▸ THE TASK: Leaving the pictures aside, transcribe every line below exactly.

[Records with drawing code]
** START **
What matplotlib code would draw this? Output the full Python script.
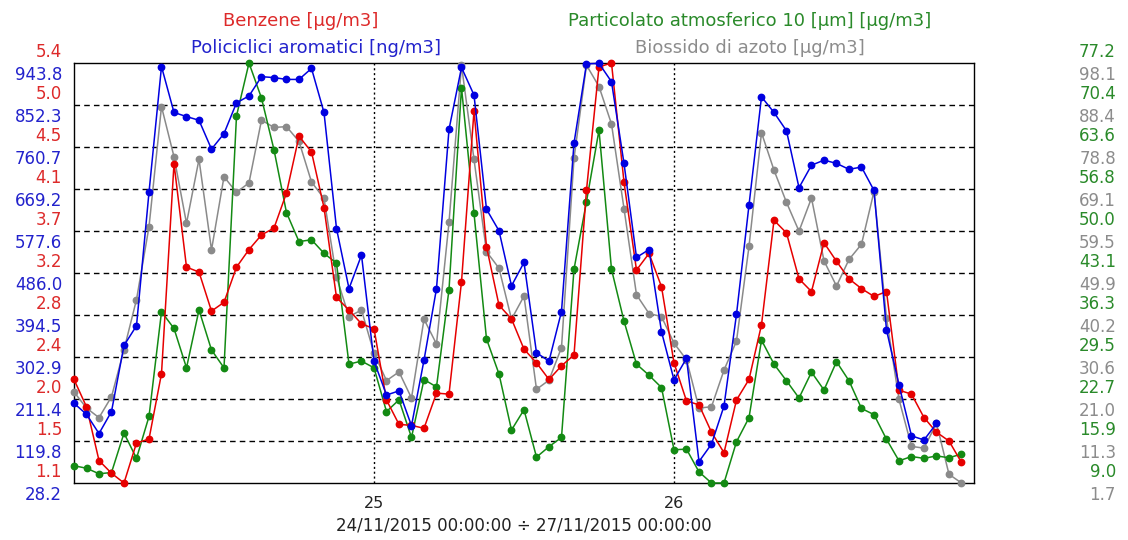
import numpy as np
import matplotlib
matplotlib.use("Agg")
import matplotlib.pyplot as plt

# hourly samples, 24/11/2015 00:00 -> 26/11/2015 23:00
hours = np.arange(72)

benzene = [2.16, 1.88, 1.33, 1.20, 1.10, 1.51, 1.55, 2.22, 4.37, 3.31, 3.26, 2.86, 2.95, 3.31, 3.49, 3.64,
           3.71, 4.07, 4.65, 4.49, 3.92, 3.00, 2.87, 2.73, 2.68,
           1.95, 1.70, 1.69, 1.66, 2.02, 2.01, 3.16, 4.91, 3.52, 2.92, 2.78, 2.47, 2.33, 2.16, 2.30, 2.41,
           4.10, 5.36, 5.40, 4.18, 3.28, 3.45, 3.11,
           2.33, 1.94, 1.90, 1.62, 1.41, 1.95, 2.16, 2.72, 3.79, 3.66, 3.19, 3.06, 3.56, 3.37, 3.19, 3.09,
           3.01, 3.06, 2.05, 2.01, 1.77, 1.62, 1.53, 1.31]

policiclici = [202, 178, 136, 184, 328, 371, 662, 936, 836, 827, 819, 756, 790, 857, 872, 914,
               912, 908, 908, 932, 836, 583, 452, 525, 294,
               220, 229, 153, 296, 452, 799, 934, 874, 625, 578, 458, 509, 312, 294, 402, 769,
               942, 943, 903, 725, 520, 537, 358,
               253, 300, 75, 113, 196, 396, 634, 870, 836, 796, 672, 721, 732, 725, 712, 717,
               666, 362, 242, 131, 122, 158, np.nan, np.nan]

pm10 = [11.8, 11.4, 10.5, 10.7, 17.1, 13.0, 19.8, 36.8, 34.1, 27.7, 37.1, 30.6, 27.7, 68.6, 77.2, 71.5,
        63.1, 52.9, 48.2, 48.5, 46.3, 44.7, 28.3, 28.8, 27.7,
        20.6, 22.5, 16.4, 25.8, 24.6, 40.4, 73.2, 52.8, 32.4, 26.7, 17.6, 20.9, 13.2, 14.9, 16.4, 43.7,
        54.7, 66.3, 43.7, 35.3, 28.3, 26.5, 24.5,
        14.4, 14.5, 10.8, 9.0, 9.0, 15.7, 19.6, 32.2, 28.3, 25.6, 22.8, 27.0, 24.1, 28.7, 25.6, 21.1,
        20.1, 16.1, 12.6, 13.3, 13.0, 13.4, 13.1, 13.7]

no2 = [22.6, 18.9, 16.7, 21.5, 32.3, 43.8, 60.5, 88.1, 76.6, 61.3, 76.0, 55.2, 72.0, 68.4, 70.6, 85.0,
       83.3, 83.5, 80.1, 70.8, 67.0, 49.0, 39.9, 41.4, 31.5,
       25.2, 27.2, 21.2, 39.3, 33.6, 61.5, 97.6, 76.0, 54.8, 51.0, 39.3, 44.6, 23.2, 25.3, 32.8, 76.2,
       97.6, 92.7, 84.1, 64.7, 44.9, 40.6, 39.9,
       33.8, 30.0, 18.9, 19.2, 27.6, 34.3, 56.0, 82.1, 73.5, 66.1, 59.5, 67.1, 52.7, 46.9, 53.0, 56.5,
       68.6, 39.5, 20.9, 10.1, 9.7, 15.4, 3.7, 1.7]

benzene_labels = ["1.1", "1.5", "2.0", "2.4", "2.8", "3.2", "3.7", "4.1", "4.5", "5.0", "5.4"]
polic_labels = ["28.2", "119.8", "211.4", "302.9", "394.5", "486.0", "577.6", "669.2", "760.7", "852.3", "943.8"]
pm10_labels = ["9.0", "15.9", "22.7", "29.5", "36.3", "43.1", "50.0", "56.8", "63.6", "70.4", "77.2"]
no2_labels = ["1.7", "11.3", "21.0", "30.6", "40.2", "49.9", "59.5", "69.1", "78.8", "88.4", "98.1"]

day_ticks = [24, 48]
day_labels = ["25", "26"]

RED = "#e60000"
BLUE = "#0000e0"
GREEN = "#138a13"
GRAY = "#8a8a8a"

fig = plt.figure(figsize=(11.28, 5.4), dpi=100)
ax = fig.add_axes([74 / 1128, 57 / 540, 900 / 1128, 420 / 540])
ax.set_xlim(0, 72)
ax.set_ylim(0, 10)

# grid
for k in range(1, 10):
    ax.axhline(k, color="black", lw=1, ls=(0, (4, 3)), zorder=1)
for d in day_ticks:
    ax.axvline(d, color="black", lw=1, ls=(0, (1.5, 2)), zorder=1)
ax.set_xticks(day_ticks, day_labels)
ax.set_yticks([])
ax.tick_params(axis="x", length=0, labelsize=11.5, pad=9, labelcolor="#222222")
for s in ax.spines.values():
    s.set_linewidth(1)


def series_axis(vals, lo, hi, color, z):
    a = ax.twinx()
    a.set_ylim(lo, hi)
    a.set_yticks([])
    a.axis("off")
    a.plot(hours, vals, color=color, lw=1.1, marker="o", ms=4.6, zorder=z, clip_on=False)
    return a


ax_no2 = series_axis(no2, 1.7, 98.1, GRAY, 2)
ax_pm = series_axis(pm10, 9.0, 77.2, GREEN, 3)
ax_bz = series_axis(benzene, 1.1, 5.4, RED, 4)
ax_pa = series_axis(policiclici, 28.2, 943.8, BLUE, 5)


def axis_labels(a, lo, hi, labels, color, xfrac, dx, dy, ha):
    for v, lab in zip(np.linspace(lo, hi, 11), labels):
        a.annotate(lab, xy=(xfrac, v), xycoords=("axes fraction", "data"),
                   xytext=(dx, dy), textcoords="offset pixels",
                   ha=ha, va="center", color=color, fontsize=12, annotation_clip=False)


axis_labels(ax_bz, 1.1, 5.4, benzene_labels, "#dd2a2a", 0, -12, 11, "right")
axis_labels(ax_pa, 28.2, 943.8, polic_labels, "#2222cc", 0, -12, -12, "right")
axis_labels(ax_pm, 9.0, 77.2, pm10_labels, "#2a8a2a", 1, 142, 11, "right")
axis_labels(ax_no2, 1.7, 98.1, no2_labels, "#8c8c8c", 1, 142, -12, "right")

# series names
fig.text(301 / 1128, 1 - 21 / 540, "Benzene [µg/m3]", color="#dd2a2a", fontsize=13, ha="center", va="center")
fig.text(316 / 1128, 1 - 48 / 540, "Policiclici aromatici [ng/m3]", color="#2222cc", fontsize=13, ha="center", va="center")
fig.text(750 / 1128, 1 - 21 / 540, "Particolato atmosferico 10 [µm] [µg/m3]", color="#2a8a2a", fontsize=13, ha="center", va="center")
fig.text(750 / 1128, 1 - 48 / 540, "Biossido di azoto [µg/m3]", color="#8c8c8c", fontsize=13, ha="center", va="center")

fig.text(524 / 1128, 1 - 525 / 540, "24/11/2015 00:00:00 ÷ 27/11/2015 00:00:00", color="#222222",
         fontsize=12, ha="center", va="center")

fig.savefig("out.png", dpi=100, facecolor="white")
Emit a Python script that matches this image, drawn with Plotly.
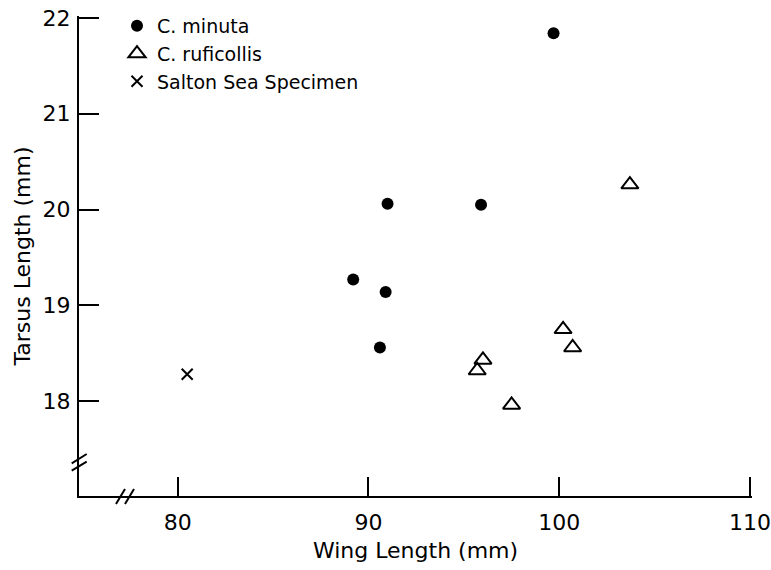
** END **
▸ EXERCISE ANSWER:
What matplotlib code would draw this? Output the full Python script.
import numpy as np
import matplotlib
matplotlib.use("Agg")
import matplotlib.pyplot as plt

# hourly samples, 24/11/2015 00:00 -> 26/11/2015 23:00
hours = np.arange(72)

benzene = [2.16, 1.88, 1.33, 1.20, 1.10, 1.51, 1.55, 2.22, 4.37, 3.31, 3.26, 2.86, 2.95, 3.31, 3.49, 3.64,
           3.71, 4.07, 4.65, 4.49, 3.92, 3.00, 2.87, 2.73, 2.68,
           1.95, 1.70, 1.69, 1.66, 2.02, 2.01, 3.16, 4.91, 3.52, 2.92, 2.78, 2.47, 2.33, 2.16, 2.30, 2.41,
           4.10, 5.36, 5.40, 4.18, 3.28, 3.45, 3.11,
           2.33, 1.94, 1.90, 1.62, 1.41, 1.95, 2.16, 2.72, 3.79, 3.66, 3.19, 3.06, 3.56, 3.37, 3.19, 3.09,
           3.01, 3.06, 2.05, 2.01, 1.77, 1.62, 1.53, 1.31]

policiclici = [202, 178, 136, 184, 328, 371, 662, 936, 836, 827, 819, 756, 790, 857, 872, 914,
               912, 908, 908, 932, 836, 583, 452, 525, 294,
               220, 229, 153, 296, 452, 799, 934, 874, 625, 578, 458, 509, 312, 294, 402, 769,
               942, 943, 903, 725, 520, 537, 358,
               253, 300, 75, 113, 196, 396, 634, 870, 836, 796, 672, 721, 732, 725, 712, 717,
               666, 362, 242, 131, 122, 158, np.nan, np.nan]

pm10 = [11.8, 11.4, 10.5, 10.7, 17.1, 13.0, 19.8, 36.8, 34.1, 27.7, 37.1, 30.6, 27.7, 68.6, 77.2, 71.5,
        63.1, 52.9, 48.2, 48.5, 46.3, 44.7, 28.3, 28.8, 27.7,
        20.6, 22.5, 16.4, 25.8, 24.6, 40.4, 73.2, 52.8, 32.4, 26.7, 17.6, 20.9, 13.2, 14.9, 16.4, 43.7,
        54.7, 66.3, 43.7, 35.3, 28.3, 26.5, 24.5,
        14.4, 14.5, 10.8, 9.0, 9.0, 15.7, 19.6, 32.2, 28.3, 25.6, 22.8, 27.0, 24.1, 28.7, 25.6, 21.1,
        20.1, 16.1, 12.6, 13.3, 13.0, 13.4, 13.1, 13.7]

no2 = [22.6, 18.9, 16.7, 21.5, 32.3, 43.8, 60.5, 88.1, 76.6, 61.3, 76.0, 55.2, 72.0, 68.4, 70.6, 85.0,
       83.3, 83.5, 80.1, 70.8, 67.0, 49.0, 39.9, 41.4, 31.5,
       25.2, 27.2, 21.2, 39.3, 33.6, 61.5, 97.6, 76.0, 54.8, 51.0, 39.3, 44.6, 23.2, 25.3, 32.8, 76.2,
       97.6, 92.7, 84.1, 64.7, 44.9, 40.6, 39.9,
       33.8, 30.0, 18.9, 19.2, 27.6, 34.3, 56.0, 82.1, 73.5, 66.1, 59.5, 67.1, 52.7, 46.9, 53.0, 56.5,
       68.6, 39.5, 20.9, 10.1, 9.7, 15.4, 3.7, 1.7]

benzene_labels = ["1.1", "1.5", "2.0", "2.4", "2.8", "3.2", "3.7", "4.1", "4.5", "5.0", "5.4"]
polic_labels = ["28.2", "119.8", "211.4", "302.9", "394.5", "486.0", "577.6", "669.2", "760.7", "852.3", "943.8"]
pm10_labels = ["9.0", "15.9", "22.7", "29.5", "36.3", "43.1", "50.0", "56.8", "63.6", "70.4", "77.2"]
no2_labels = ["1.7", "11.3", "21.0", "30.6", "40.2", "49.9", "59.5", "69.1", "78.8", "88.4", "98.1"]

day_ticks = [24, 48]
day_labels = ["25", "26"]

RED = "#e60000"
BLUE = "#0000e0"
GREEN = "#138a13"
GRAY = "#8a8a8a"

fig = plt.figure(figsize=(11.28, 5.4), dpi=100)
ax = fig.add_axes([74 / 1128, 57 / 540, 900 / 1128, 420 / 540])
ax.set_xlim(0, 72)
ax.set_ylim(0, 10)

# grid
for k in range(1, 10):
    ax.axhline(k, color="black", lw=1, ls=(0, (4, 3)), zorder=1)
for d in day_ticks:
    ax.axvline(d, color="black", lw=1, ls=(0, (1.5, 2)), zorder=1)
ax.set_xticks(day_ticks, day_labels)
ax.set_yticks([])
ax.tick_params(axis="x", length=0, labelsize=11.5, pad=9, labelcolor="#222222")
for s in ax.spines.values():
    s.set_linewidth(1)


def series_axis(vals, lo, hi, color, z):
    a = ax.twinx()
    a.set_ylim(lo, hi)
    a.set_yticks([])
    a.axis("off")
    a.plot(hours, vals, color=color, lw=1.1, marker="o", ms=4.6, zorder=z, clip_on=False)
    return a


ax_no2 = series_axis(no2, 1.7, 98.1, GRAY, 2)
ax_pm = series_axis(pm10, 9.0, 77.2, GREEN, 3)
ax_bz = series_axis(benzene, 1.1, 5.4, RED, 4)
ax_pa = series_axis(policiclici, 28.2, 943.8, BLUE, 5)


def axis_labels(a, lo, hi, labels, color, xfrac, dx, dy, ha):
    for v, lab in zip(np.linspace(lo, hi, 11), labels):
        a.annotate(lab, xy=(xfrac, v), xycoords=("axes fraction", "data"),
                   xytext=(dx, dy), textcoords="offset pixels",
                   ha=ha, va="center", color=color, fontsize=12, annotation_clip=False)


axis_labels(ax_bz, 1.1, 5.4, benzene_labels, "#dd2a2a", 0, -12, 11, "right")
axis_labels(ax_pa, 28.2, 943.8, polic_labels, "#2222cc", 0, -12, -12, "right")
axis_labels(ax_pm, 9.0, 77.2, pm10_labels, "#2a8a2a", 1, 142, 11, "right")
axis_labels(ax_no2, 1.7, 98.1, no2_labels, "#8c8c8c", 1, 142, -12, "right")

# series names
fig.text(301 / 1128, 1 - 21 / 540, "Benzene [µg/m3]", color="#dd2a2a", fontsize=13, ha="center", va="center")
fig.text(316 / 1128, 1 - 48 / 540, "Policiclici aromatici [ng/m3]", color="#2222cc", fontsize=13, ha="center", va="center")
fig.text(750 / 1128, 1 - 21 / 540, "Particolato atmosferico 10 [µm] [µg/m3]", color="#2a8a2a", fontsize=13, ha="center", va="center")
fig.text(750 / 1128, 1 - 48 / 540, "Biossido di azoto [µg/m3]", color="#8c8c8c", fontsize=13, ha="center", va="center")

fig.text(524 / 1128, 1 - 525 / 540, "24/11/2015 00:00:00 ÷ 27/11/2015 00:00:00", color="#222222",
         fontsize=12, ha="center", va="center")

fig.savefig("out.png", dpi=100, facecolor="white")
Emit a Python script that matches this image, drawn with Plotly.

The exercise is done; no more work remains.